Like Soo Whiting, Rob offers bird walks – both in groups and as private tours, leaving from the head of the Lagoon near the Oak Bluffs pump station. Flyers in hotels, inns, and other public places, calendar listings, websites, and local TV spots advertise his Saturday morning, May-through-October walks. (They leave from the Martha’s Vineyard Regional High School at 9 a.m.)

He begins by asking his customers what they’d most like to see, then offers helpful pointers on how to identify different species and will toss in Vineyard history and geology when the occasion rises. Rob uses his ear and knowledge to spot birds only experienced birders will find on their own.

“When I show someone a scarlet tanager with its bright red body and jet black wings, you can almost see the jaws drop,” he says. “Birds are just such fascinating creatures with their bright colors and the challenge of finding them. I try on my walks to spread that enthusiasm.”

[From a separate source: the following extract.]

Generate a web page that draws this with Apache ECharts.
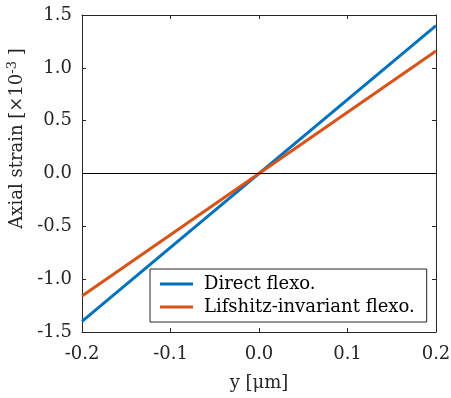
<!DOCTYPE html>
<html>
<head>
<meta charset="utf-8">
<script src="https://cdn.jsdelivr.net/npm/echarts@6/dist/echarts.min.js"></script>
<style>html,body{margin:0;padding:0;background:#fff;}#c{width:451px;height:398px;}</style>
</head>
<body>
<div id="c"></div>
<script>
const xValues = [-0.2, 0.2];
const directFlexo = [-1.4, 1.4];
const lifshitzFlexo = [-1.16, 1.16];
const seriesNames = ['Direct flexo.', 'Lifshitz-invariant flexo.'];
const colors = ['#0072BD', '#D95319'];

const FONT = 'DejaVu Serif';
const FS = 18;
const TXT = '#262626';
const chart = echarts.init(document.getElementById('c'), null, {renderer: 'canvas'});
const axisCommon = {
  axisLine: {show: true, onZero: false, lineStyle: {color: TXT, width: 1}},
  axisTick: {show: true, inside: true, length: 4, lineStyle: {color: TXT}},
  splitLine: {show: false}
};
chart.setOption({
  animation: false,
  backgroundColor: '#fff',
  grid: {left: 82, right: 15, top: 15, bottom: 66, containLabel: false, outerBoundsMode: 'none'},
  legend: {
    left: 150, top: 269, orient: 'vertical',
    data: seriesNames,
    itemWidth: 33, itemHeight: 3, itemGap: 5,
    icon: 'rect',
    backgroundColor: '#fff', borderColor: TXT, borderWidth: 1,
    padding: [6, 12, 6, 10],
    textStyle: {fontFamily: FONT, fontSize: FS, color: '#000', padding: [0, 0, 0, 6]}
  },
  xAxis: [
    Object.assign({}, axisCommon, {
      type: 'value', min: -0.2, max: 0.2, interval: 0.1, position: 'bottom',
      name: 'y [μm]', nameLocation: 'middle', nameGap: 42,
      nameTextStyle: {fontFamily: FONT, fontSize: FS, color: TXT},
      axisLabel: {fontFamily: FONT, fontSize: FS, color: TXT, margin: 13,
        formatter: v => v.toFixed(1)}
    }),
    Object.assign({}, axisCommon, {
      type: 'value', min: -0.2, max: 0.2, interval: 0.1, position: 'top',
      axisLabel: {show: false}
    })
  ],
  yAxis: [
    Object.assign({}, axisCommon, {
      type: 'value', min: -1.5, max: 1.5, interval: 0.5, position: 'left',
      name: '{n|Axial strain [×10}{s|-3}{n| ]}', nameLocation: 'middle', nameGap: 38,
      nameTextStyle: {fontFamily: FONT, fontSize: FS, color: TXT, padding: [0, 0, 0, 70],
        rich: {n: {fontFamily: FONT, fontSize: FS, color: TXT},
               s: {fontFamily: FONT, fontSize: 13, color: TXT, verticalAlign: 'top', padding: [0,0,9,0]}}},
      axisLabel: {fontFamily: FONT, fontSize: FS, color: TXT, margin: 10,
        formatter: v => v.toFixed(1)}
    }),
    Object.assign({}, axisCommon, {
      type: 'value', min: -1.5, max: 1.5, interval: 0.5, position: 'right',
      axisLabel: {show: false}
    })
  ],
  series: [
    {
      name: seriesNames[0], type: 'line', symbol: 'none',
      data: xValues.map((x, i) => [x, directFlexo[i]]),
      lineStyle: {color: colors[0], width: 3}, itemStyle: {color: colors[0]},
      markLine: {silent: true, symbol: 'none', label: {show: false},
        lineStyle: {color: '#000', width: 1, type: 'solid'}, data: [{yAxis: 0}]},
      z: 3
    },
    {
      name: seriesNames[1], type: 'line', symbol: 'none',
      data: xValues.map((x, i) => [x, lifshitzFlexo[i]]),
      lineStyle: {color: colors[1], width: 3}, itemStyle: {color: colors[1]},
      z: 4
    }
  ]
});
</script>
</body>
</html>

Robert Culbert’s Suggestions to Become a Successful Birder

1. Invest in a field guide like Sibley’s or Peterson’s – everybody has a favorite – and familiarize yourself with it. He advises using one specifically for the Eastern United States.

2. Go on bird walks with an expert and take a pair of binoculars you’re comfortable using. Take a peek through a more advanced birder’s spotting scope (small telescope) for a close-up look at your quarry, so you can see more detail.

3. Venture out at different times of the year, so you learn how the same bird can vary in looks and change according to their maturation stage. Hours in the field make for birding expertise.

4. Get to know common birds first. That way, you’ll recognize the unusual ones when they turn up. If you do see an unusual bird, check it out with an expert.

5. Participate in birding organizations to help build a network of like-minded enthusiasts.

6. And the old birding chestnut is to not wear white or bright colors, which make you more conspicuous. Like fishing, birding takes patience.